The victory by the US-led coalition forces in the 1991 Persian Gulf War and the 2003 invasion of Iraq, demonstrated that training, tactics and technology can provide overwhelming victories in the field of battle during modern conventional warfare. After Saddam Hussein's regime was removed from power, the Iraq campaign moved into a different type of asymmetric warfare where the coalition's use of superior conventional warfare training, tactics and technology was of much less use against continued opposition from the various partisan groups operating inside Iraq.
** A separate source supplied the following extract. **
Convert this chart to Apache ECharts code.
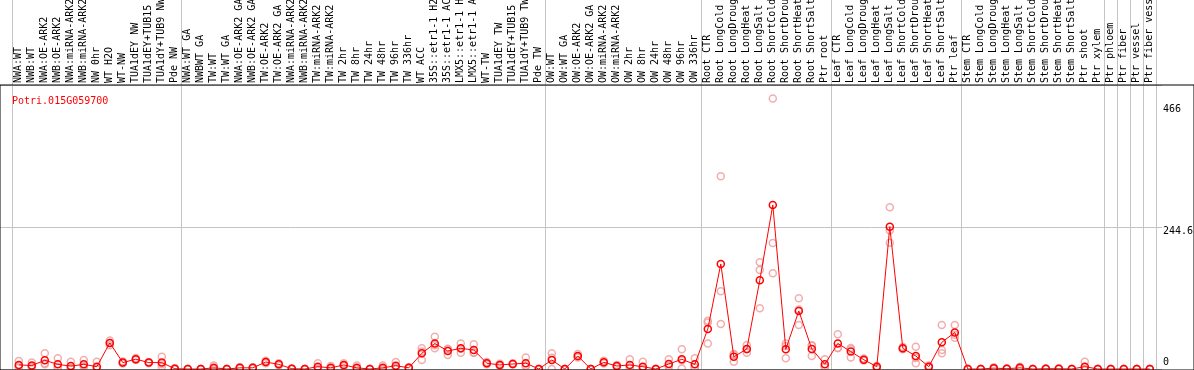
<!DOCTYPE html>
<html>
<head>
<meta charset="utf-8">
<script src="https://cdn.jsdelivr.net/npm/echarts@6/dist/echarts.min.js"></script>
<style>
  html, body { margin: 0; padding: 0; background: #fff; }
  #chart { width: 1194px; height: 370px; }
</style>
</head>
<body>
<div id="chart"></div>
<script>
const geneName = "Potri.015G059700";

const categories = [
    "NWA:WT", "NWB:WT", "NWA:OE-ARK2", "NWB:OE-ARK2", "NWA:miRNA-ARK2", "NWB:miRNA-ARK2",
    "NW 0hr", "WT H2O", "WT-NW", "TUA1dEY NW", "TUA1dEY+TUB15 NW", "TUA1dY+TUB9 NW", "Pde NW",
    "NWA:WT GA", "NWBWT GA", "TW:WT", "TW:WT GA", "NWA:OE-ARK2 GA", "NWB:OE-ARK2 GA",
    "TW:OE-ARK2", "TW:OE-ARK2 GA", "NWA:miRNA-ARK2", "NWB:miRNA-ARK2", "TW:miRNA-ARK2",
    "TW:miRNA-ARK2", "TW 2hr", "TW 8hr", "TW 24hr", "TW 48hr", "TW 96hr", "TW 336hr",
    "WT ACC", "35S::etr1-1 H2O", "35S::etr1-1 ACC", "LMX5::etr1-1 H2O", "LMX5::etr1-1 ACC",
    "WT-TW", "TUA1dEY TW", "TUA1dEY+TUB15 TW", "TUA1dY+TUB9 TW", "Pde TW",
    "OW:WT", "OW:WT GA", "OW:OE-ARK2", "OW:OE-ARK2 GA", "OW:miRNA-ARK2", "OW:miRNA-ARK2",
    "OW 2hr", "OW 8hr", "OW 24hr", "OW 48hr", "OW 96hr", "OW 336hr",
    "Root CTR", "Root LongCold", "Root LongDrought", "Root LongHeat", "Root LongSalt",
    "Root ShortCold", "Root ShortDrought", "Root ShortHeat", "Root ShortSalt", "Ptr root",
    "Leaf CTR", "Leaf LongCold", "Leaf LongDrought", "Leaf LongHeat", "Leaf LongSalt",
    "Leaf ShortCold", "Leaf ShortDrought", "Leaf ShortHeat", "Leaf ShortSalt", "Ptr leaf",
    "Stem CTR", "Stem LongCold", "Stem LongDrought", "Stem LongHeat", "Stem LongSalt",
    "Stem ShortCold", "Stem ShortDrought", "Stem ShortHeat", "Stem ShortSalt", "Ptr shoot",
    "Ptr xylem", "Ptr phloem", "Ptr fiber", "Ptr vessel", "Ptr fiber vessel"
];

// mean expression per sample
const meanValues = [
    7, 6, 15, 8, 5, 8, 4, 45, 11, 17, 11, 11, 0.5,
    0, 0, 2, 0, 2, 2, 12, 8, 0.5, 0, 4, 2, 7, 2, 0, 2, 5.7, 2,
    27, 44, 31, 35.6, 32.7, 10, 7, 8.6, 10, 0,
    15.5, 0, 22.4, 0, 11.5, 5.2, 6.9, 4, 0, 8.6, 16.7, 8,
    69, 181, 21, 34.5, 153, 282.6, 34, 100, 34.5, 8,
    44, 30, 16, 4, 245, 35.6, 22.4, 4, 46, 63,
    0, 0, 1.5, 0.5, 2, 0, 0.5, 0.5, 0, 4, 0,
    0, 0, 0, 0
];

// replicates
const repA = [
    13.8, 11, 27, 18.4, 12.6, 15.5, 12.6, 49, 13, 19, 12, 21, 1.5,
    0, 0, 6, 0, 3, 3, 14, 10, 1, 0, 10, 5, 10, 6, 0, 6, 12, 3,
    35.6, 55.7, 35, 44, 42.5, 12, 9, 10, 20, 0,
    27, 0, 26, 0, 14, 7, 16.7, 12.6, 0, 16.7, 34, 18.4,
    83, 332, 25.8, 41.3, 184, 466, 44, 121.8, 41, 16.7,
    60, 34, 18, 5, 278.6, 38, 38.4, 6, 75.8, 75.8,
    0, 0, 3, 1, 4, 0, 1, 1, 0, 12.6, 0,
    0, 0, 0, 0
];
const repB = [
    2, 3, 10, 3, 2, 5, 0, 45, 10, 16, 11, 4, 0,
    0, 0, 0, 0, 2, 2, 12, 8, 0, 0, 1, 1, 6, 0, 0, 0, 3, 2,
    15.5, 35.6, 24, 28, 28, 10, 7, 8, 5, 0,
    0, 0, 20, 0, 11, 5, 2, 0, 0, 5, 1, 3,
    80, 134, 12.6, 28, 170.6, 217, 18.4, 75.8, 22.4, 4,
    36, 20, 15, 3, 217.6, 35, 9.8, 4, 32.7, 54,
    0, 0, 1, 0.5, 2, 0, 0.5, 0.5, 0, 0, 0,
    0, 0, 0, 0
];
const repC = [
    5, 4, 8, 3, 1, 4, 0, 41, 10, 16, 10, 8, 0,
    0, 0, 0, 0, 1, 1, 10, 6, 0.5, 0, 1, 0, 5, 0, 0, 0, 2, 1,
    30, 41, 34, 35, 28, 8, 5, 8, 5, 0,
    19.5, 0, 21, 0, 9.5, 3.6, 2, 0, 0, 4, 15, 2.6,
    44, 77.5, 24.6, 34.2, 104.6, 165, 39.6, 102.4, 40.1, 3.3,
    36, 36, 15, 1, 238.8, 34, 19, 2, 27, 59.2,
    0, 0, 0.5, 0, 0, 0, 0, 0, 0, 0, 0,
    0, 0, 0, 0
];

// first sample index of each group (separator lines)
const groupStarts = [0, 13, 41, 53, 63, 73, 84, 85, 86, 87];

const yMax = 489.3;
const yMid = 244.65;
const yTop = 466;

const FONT = "DejaVu Sans Mono";
const GRID_LINE = "#c4c4c4";

const chart = echarts.init(document.getElementById("chart"));

const catLeft = 12.3;
const catWidth = categories.length * 13;

function repData(arr) {
    return arr.map((v, i) => [i, v]);
}

chart.setOption({
    animation: false,
    backgroundColor: "#fff",

    title: {
        text: geneName,
        left: 7,
        top: 91,
        textStyle: { color: "#ff0000", fontFamily: FONT, fontSize: 10, fontWeight: "normal" }
    },

    grid: [
        { left: 0, right: 0, top: 85, bottom: 0, outerBoundsMode: "none", show: true, borderColor: "#000", borderWidth: 1, backgroundColor: "transparent", z: 5 }, // frame
        { left: 0, right: 32, top: 85, bottom: 1, outerBoundsMode: "none" },                 // value lines
        { left: catLeft, width: catWidth, top: 85, bottom: 1, outerBoundsMode: "none" },     // data
        { left: catLeft, width: catWidth, top: 0, height: 85, outerBoundsMode: "none" }      // header
    ],

    xAxis: [
        { type: "value", gridIndex: 0, show: false },
        { type: "value", gridIndex: 1, show: false },
        {
            type: "category", gridIndex: 2, data: categories, position: "top",
            boundaryGap: true,
            axisLine: { show: false }, axisTick: { show: false },
            axisLabel: { interval: 0, rotate: 90, margin: 2, color: "#000", fontFamily: FONT, fontSize: 10 },
            splitLine: { show: true, interval: (i) => groupStarts.includes(i), lineStyle: { color: GRID_LINE, width: 1 } }
        },
        {
            type: "category", gridIndex: 3, data: categories, boundaryGap: true,
            axisLine: { show: false }, axisTick: { show: false }, axisLabel: { show: false },
            splitLine: { show: true, interval: (i) => groupStarts.includes(i), lineStyle: { color: GRID_LINE, width: 1 } }
        }
    ],

    yAxis: [
        { type: "value", gridIndex: 0, show: false },
        {
            type: "value", gridIndex: 1, position: "right", min: 0, max: yMax, interval: yMid,
            axisLine: { show: false }, axisTick: { show: false },
            splitLine: { show: true, lineStyle: { color: GRID_LINE, width: 1 } },
            axisLabel: {
                margin: 1, color: "#000", fontFamily: FONT, fontSize: 10,
                formatter: (v) => {
                    if (v === 0) return "{lo|0}";
                    if (Math.abs(v - yMid) < 0.01) return "{mid|244.6}";
                    return "";
                },
                rich: {
                    lo: { fontFamily: FONT, fontSize: 10, color: "#000", padding: [0, 0, 14, 0] },
                    mid: { fontFamily: FONT, fontSize: 10, color: "#000", padding: [8, 0, 0, 0] }
                }
            }
        },
        {
            type: "value", gridIndex: 1, position: "right", min: 0, max: yMax, interval: yTop,
            axisLine: { show: false }, axisTick: { show: false }, splitLine: { show: false },
            axisLabel: {
                margin: 1, color: "#000", fontFamily: FONT, fontSize: 10,
                formatter: (v) => (v === yTop ? "{hi|" + yTop + "}" : ""),
                rich: { hi: { fontFamily: FONT, fontSize: 10, color: "#000", padding: [22, 0, 0, 0] } }
            }
        },
        { type: "value", gridIndex: 2, min: 0, max: yMax, show: false },
        { type: "value", gridIndex: 3, show: false }
    ],

    series: [
        ...[repA, repB, repC].map((rep) => ({
            type: "scatter",
            xAxisIndex: 2,
            yAxisIndex: 3,
            data: repData(rep),
            symbol: "circle",
            symbolSize: 7,
            clip: false,
            itemStyle: { color: "rgba(0,0,0,0)", borderColor: "#ef9a9a", borderWidth: 1.5 },
            z: 2
        })),
        {
            name: "mean",
            type: "line",
            xAxisIndex: 2,
            yAxisIndex: 3,
            data: meanValues,
            symbol: "circle",
            symbolSize: 7,
            showSymbol: true,
            clip: false,
            lineStyle: { color: "#ff0000", width: 1 },
            itemStyle: { color: "rgba(0,0,0,0)", borderColor: "#ff0000", borderWidth: 1.5 },
            z: 3
        }
    ]
});
</script>
</body>
</html>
Much of the 2012–present Syrian Civil War has been fought asymmetrically. The Syrian National Coalition along with the Mujahideen and Kurdish Democratic Union Party, have been engaging with the forces of the Syrian government through asymmetric means. The conflict has seen large-scale asymmetric warfare across the country, with the forces opposed to the government unable to engage symmetrically with the Syrian government and resorting instead to other asymmetric tactics such as suicide bombings and targeted assassinations.
Like many other radical groups in southern Africa, the ANC was deeply influenced by the Cuban Revolution, in part because of its successful use of asymmetrical warfare, in part because of its transition from a grassroots, nationalist insurgency into a people's war, and in part because of the organic link made by Cuban revolutionaries between its political and military wings [...].
Until [...] 11 September 2001, the model of asymmetric war held in most analysts' minds was one far more promising for the West: Kosovo.